Silica Sand Is Window Of Opportunity For Sudan

Silica Sand  Is Window Of Opportunity For Sudan

Sands dunes in northern Sudan, Meroe pyramids site

KHARTOUM (Sudanow) - One of the bounties with which Sudan is endowed is silica sand, a mineral now gaining a lot attention from foreign investors.
Silica sand (or quartz sand) are white sandy rocks containing a high rate of silica dioxide (SiO2), in addition to a few impurities and heavy metals.  
Silicon extracted from silica sand is used in the manufacturing of glass and furnaces. These two industries consume 80% of the World’s output of silicon that amounts to 120 million tons.
Other silica uses include the manufacturing of surfaces, household appliances, car glass, decoration glass and glass plates of different measurements and sizes.
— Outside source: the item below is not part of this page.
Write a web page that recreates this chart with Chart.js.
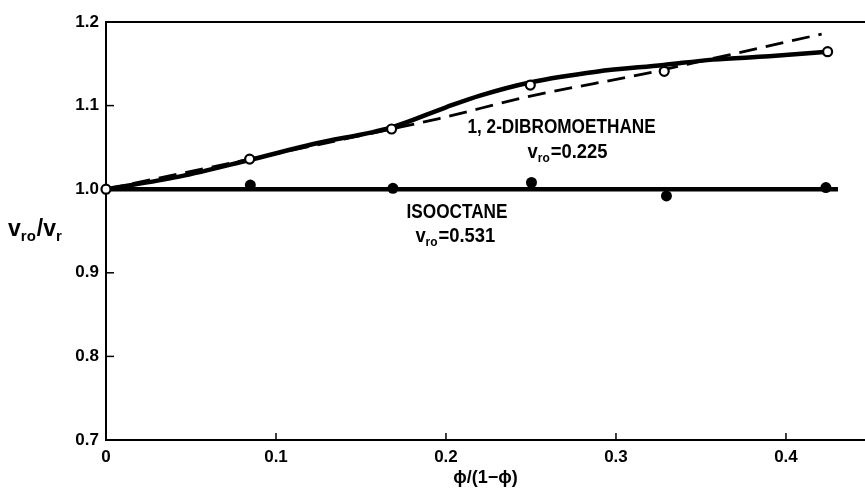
<!DOCTYPE html>
<html><head><meta charset="utf-8">
<script src="https://cdn.jsdelivr.net/npm/chart.js@4"></script>
<style>html,body{margin:0;padding:0;background:#fff}#wrap{width:865px;height:489px}</style>
</head><body><div id="wrap"><canvas id="c" width="865" height="489"></canvas></div>
<script>
// ---- data ----
const dibromoX = [0, 0.0845, 0.168, 0.2496, 0.3284, 0.4245];
const dibromoY = [1.000, 1.036, 1.072, 1.1246, 1.141, 1.1645];
const isoX = [0.0849, 0.1688, 0.2503, 0.3297, 0.4235];
const isoY = [1.005, 1.001, 1.008, 0.992, 1.002];
const dibromoFitX = [0, 0.043, 0.0845, 0.122, 0.168, 0.200, 0.220, 0.250, 0.2885, 0.328, 0.357, 0.390, 0.4245];
const dibromoFitY = [1.000, 1.015, 1.035, 1.054, 1.074, 1.098, 1.112, 1.128, 1.1406, 1.1486, 1.155, 1.159, 1.1645];
const dibromoTheoryX = [0, 0.0845, 0.168, 0.196, 0.249, 0.318, 0.353, 0.421];
const dibromoTheoryY = [1.000, 1.036, 1.072, 1.0845, 1.111, 1.1386, 1.1545, 1.1856];
const isoFitX = [0, 0.4306];
const isoFitY = [1.000, 1.000];
const xTicks = [0, 0.1, 0.2, 0.3, 0.4];
const xTickLabels = ['0', '0.1', '0.2', '0.3', '0.4'];
const yTicks = [0.7, 0.8, 0.9, 1.0, 1.1, 1.2];
const yTickLabels = ['0.7', '0.8', '0.9', '1.0', '1.1', '1.2'];
const xTitle = 'ϕ/(1−ϕ)';
const dibromoName = '1, 2-DIBROMOETHANE';
const dibromoV = '=0.225';
const isoName = 'ISOOCTANE';
const isoV = '=0.531';

const pts = (xs, ys) => xs.map((v, i) => ({x: v, y: ys[i]}));
const TXT = '"Liberation Sans", Arial, sans-serif';

// annotation anchors (data coordinates)
const notes = [
  {kind: 'name', text: dibromoName, x: 0.268, y: 1.0735},
  {kind: 'v', text: dibromoV, x: 0.248, y: 1.044},
  {kind: 'name', text: isoName, x: 0.2065, y: 0.9725},
  {kind: 'v', text: isoV, x: 0.182, y: 0.944}
];

function drawSubV(ctx, x, y, parts, big, small, sx) {
  ctx.save();
  ctx.translate(x, y);
  ctx.scale(sx, 1);
  ctx.textAlign = 'left';
  ctx.textBaseline = 'middle';
  let cx = 0;
  parts.forEach(([t, sub]) => {
    ctx.font = 'bold ' + (sub ? small : big) + 'px ' + TXT;
    ctx.fillText(t, cx, sub ? big * 0.3 : 0);
    cx += ctx.measureText(t).width + (sub ? 1 : 0);
  });
  ctx.restore();
}

const frame = {
  id: 'frame',
  beforeDatasetsDraw(chart) {
    const {ctx, chartArea: a, scales: {x, y}} = chart;
    ctx.save();
    ctx.strokeStyle = '#000';
    ctx.lineWidth = 2;
    ctx.beginPath(); ctx.moveTo(a.left, a.top); ctx.lineTo(a.right, a.top); ctx.stroke();
    ctx.lineWidth = 1.5;
    yTicks.forEach(v => {
      const py = y.getPixelForValue(v);
      ctx.beginPath(); ctx.moveTo(a.left, py); ctx.lineTo(a.left + 8, py); ctx.stroke();
    });
    xTicks.forEach(v => {
      const px = x.getPixelForValue(v);
      ctx.beginPath(); ctx.moveTo(px, a.bottom); ctx.lineTo(px, a.bottom - 7); ctx.stroke();
    });
    ctx.restore();
  },
  afterDraw(chart) {
    const {ctx, scales: {x, y}} = chart;
    ctx.save();
    ctx.fillStyle = '#000';
    notes.forEach(n => {
      const px = x.getPixelForValue(n.x), py = y.getPixelForValue(n.y);
      if (n.kind === 'name') {
        ctx.save();
        ctx.translate(px, py);
        ctx.scale(0.86, 1);
        ctx.font = 'bold 20px ' + TXT;
        ctx.textAlign = 'center';
        ctx.textBaseline = 'middle';
        ctx.fillText(n.text, 0, 0);
        ctx.restore();
      } else {
        drawSubV(ctx, px, py, [['v', false], ['ro', true], [n.text, false]], 20, 13, 0.92);
      }
    });
    // y-axis title, horizontal
    drawSubV(ctx, 8, 230, [['v', false], ['ro', true], ['/v', false], ['r', true]], 23, 15, 1.0);
    ctx.restore();
  }
};

new Chart(document.getElementById('c'), {
  type: 'scatter',
  data: {
    datasets: [
      {data: pts(dibromoX, dibromoY), showLine: false, clip: false, pointRadius: 4.5, pointBackgroundColor: '#fff', pointBorderColor: '#000', pointBorderWidth: 2.2, order: 0},
      {data: pts(isoX, isoY), showLine: false, clip: false, pointRadius: 5.5, pointBackgroundColor: '#000', pointBorderColor: '#000', pointBorderWidth: 0, order: 1},
      {data: pts(dibromoFitX, dibromoFitY), showLine: true, pointRadius: 0, borderColor: '#000', borderWidth: 4.5, cubicInterpolationMode: 'monotone', order: 2},
      {data: pts(dibromoTheoryX, dibromoTheoryY), showLine: true, pointRadius: 0, borderColor: '#000', borderWidth: 2.8, borderDash: [18, 9], cubicInterpolationMode: 'monotone', order: 3},
      {data: pts(isoFitX, isoFitY), showLine: true, pointRadius: 0, borderColor: '#000', borderWidth: 4.5, order: 4}
    ]
  },
  options: {
    responsive: false,
    animation: false,
    devicePixelRatio: 1,
    layout: {autoPadding: false, padding: {top: 22, right: 0, bottom: 0, left: 0}},
    plugins: {legend: {display: false}, tooltip: {enabled: false}},
    scales: {
      x: {
        type: 'linear', min: 0, max: 0.4465,
        afterBuildTicks: s => { s.ticks = xTicks.map(v => ({value: v})); },
        afterFit: s => { s.height = 49; s.paddingRight = 0; s.paddingLeft = 0; },
        border: {display: true, color: '#000', width: 2},
        grid: {drawOnChartArea: false, drawTicks: false, color: 'rgba(0,0,0,0)'},
        ticks: {color: '#000', font: {family: TXT, size: 17, weight: 'bold'}, padding: 7, maxRotation: 0,
          callback: (v, i) => xTickLabels[i]},
        title: {display: true, text: xTitle, color: '#000', font: {family: TXT, size: 18, weight: 'bold'}, padding: {top: 0, bottom: 0}}
      },
      y: {
        type: 'linear', min: 0.7, max: 1.2,
        afterBuildTicks: s => { s.ticks = yTicks.map(v => ({value: v})); },
        afterFit: s => { s.width = 106; s.paddingTop = 0; s.paddingBottom = 0; },
        border: {display: true, color: '#000', width: 2},
        grid: {drawOnChartArea: false, drawTicks: false, color: 'rgba(0,0,0,0)'},
        ticks: {color: '#000', font: {family: TXT, size: 17, weight: 'bold'}, padding: 7,
          callback: (v, i) => yTickLabels[i]}
      }
    }
  },
  plugins: [frame]
});
</script>
</body></html>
It is also used in the manufacturing of computers, smart phones, TV sets, solar panels, transistors, isotopes and in defense industries and other apparatuses and industrial substances on which advanced technology depends.
Silica sand is available in different areas of Sudan, in particular in the semi-desert parts of the country.
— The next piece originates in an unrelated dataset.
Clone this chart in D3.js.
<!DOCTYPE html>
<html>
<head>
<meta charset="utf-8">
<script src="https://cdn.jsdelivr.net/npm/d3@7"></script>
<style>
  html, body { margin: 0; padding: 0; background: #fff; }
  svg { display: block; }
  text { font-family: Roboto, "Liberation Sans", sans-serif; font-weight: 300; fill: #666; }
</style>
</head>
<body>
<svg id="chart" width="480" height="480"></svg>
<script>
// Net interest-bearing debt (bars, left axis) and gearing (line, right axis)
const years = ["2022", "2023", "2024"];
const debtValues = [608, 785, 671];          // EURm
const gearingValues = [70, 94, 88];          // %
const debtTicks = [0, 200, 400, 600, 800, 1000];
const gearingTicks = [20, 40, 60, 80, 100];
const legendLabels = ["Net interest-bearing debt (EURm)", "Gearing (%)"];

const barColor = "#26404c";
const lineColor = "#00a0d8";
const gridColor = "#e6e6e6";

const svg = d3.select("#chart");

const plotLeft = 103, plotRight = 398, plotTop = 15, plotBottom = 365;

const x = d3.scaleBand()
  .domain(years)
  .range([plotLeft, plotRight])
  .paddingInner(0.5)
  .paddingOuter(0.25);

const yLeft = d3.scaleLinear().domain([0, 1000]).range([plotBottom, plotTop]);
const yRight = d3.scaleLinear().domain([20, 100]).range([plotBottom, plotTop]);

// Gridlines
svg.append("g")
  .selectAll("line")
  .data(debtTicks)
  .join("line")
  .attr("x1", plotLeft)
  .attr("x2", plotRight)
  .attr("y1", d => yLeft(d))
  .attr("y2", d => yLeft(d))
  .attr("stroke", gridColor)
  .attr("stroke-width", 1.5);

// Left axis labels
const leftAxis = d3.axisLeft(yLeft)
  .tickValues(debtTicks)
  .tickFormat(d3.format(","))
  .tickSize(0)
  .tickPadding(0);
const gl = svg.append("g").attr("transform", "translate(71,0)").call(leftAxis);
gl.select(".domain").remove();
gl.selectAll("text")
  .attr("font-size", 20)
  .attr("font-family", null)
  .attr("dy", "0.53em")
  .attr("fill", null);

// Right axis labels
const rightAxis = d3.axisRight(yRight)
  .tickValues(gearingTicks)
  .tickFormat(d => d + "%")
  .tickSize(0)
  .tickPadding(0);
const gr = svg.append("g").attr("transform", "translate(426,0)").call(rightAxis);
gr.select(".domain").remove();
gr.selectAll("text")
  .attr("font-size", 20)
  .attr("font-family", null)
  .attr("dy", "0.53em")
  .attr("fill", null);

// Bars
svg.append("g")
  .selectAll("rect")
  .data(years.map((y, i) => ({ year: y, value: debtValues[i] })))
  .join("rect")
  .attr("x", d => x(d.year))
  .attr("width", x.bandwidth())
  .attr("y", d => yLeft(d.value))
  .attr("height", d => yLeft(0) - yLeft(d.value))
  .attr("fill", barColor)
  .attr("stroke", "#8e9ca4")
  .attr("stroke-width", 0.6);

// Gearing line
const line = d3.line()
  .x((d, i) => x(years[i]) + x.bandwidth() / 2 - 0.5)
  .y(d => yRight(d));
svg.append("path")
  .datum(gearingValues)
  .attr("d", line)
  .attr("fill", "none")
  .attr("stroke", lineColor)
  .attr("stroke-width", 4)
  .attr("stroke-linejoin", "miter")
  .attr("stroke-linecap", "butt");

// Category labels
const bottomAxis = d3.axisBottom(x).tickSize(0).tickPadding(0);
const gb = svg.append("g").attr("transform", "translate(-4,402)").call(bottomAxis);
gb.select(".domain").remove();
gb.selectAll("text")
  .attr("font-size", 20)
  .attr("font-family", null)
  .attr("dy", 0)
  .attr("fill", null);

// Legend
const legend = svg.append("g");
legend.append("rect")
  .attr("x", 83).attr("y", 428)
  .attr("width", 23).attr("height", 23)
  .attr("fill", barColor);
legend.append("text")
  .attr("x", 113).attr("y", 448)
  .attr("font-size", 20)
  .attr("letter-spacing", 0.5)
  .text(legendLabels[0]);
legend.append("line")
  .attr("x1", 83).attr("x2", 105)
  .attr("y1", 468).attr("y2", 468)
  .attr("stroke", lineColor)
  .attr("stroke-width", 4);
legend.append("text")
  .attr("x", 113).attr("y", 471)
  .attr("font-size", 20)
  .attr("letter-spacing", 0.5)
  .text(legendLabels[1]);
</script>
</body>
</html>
Experts maintain that Sudan’s silica sands are the best in Africa whereby the rate of silicon in it amounts to over 90%.
 Sudan’s verified silica sand reserve amounts to over 3 billion tons.
In 2018 Sudan concluded a tentative agreement with a German company to export the worth of $2 billion silica sand.
But experts advised the treatment of this sand chemically and physically before exporting it by way of obtaining an added value because the price per one  ton of silica foam ranges between 1000-2000 US Dollars on the international market, while the price of raw silica sand is a humble 50-300 Dollars per ton.
 In addition, the local processing of this sand can open up job opportunities for the citizens and help develop the areas where it exists.
Columnist Jalal al-Dinn Mohamed Ibrahim has suggested a solution to the Sudanese economy by using the abundantly available silica, crystal-clear white sand, for manufacturing a number of products for export to earn considerable proceeds of foreign currency.
Writing in Altayyar daily newspaper of Sunday, Ibrahim said he had been raising the issue of manufacturing products from silica dioxide (Sio2) inside Sudan since 2003 and had made the proposal to officials of the defunct regime who he noted were running after their own interests and were disinterested in improvement of the country's economy.
It was the first Sudanese businessman Khalil Osman who utilized silica and established a glass factory from silica, although it used a simple technique for producing a simple kind of glass, said the columnist, adding that at present there is a single glass plant of an international standard in the country.
He added that Silica gel and precipitated silica can also be produced locally and exported to bring in the hard currency that is badly needed by the Sudan.
The price of the silica products is six-fold higher than that of petroleum, Ibrahim noted, urging the transitional government to probe this field.
But this idea requires the provision of modern technologies, a technical and operation administration, trained cadres and basic services needed by the investors.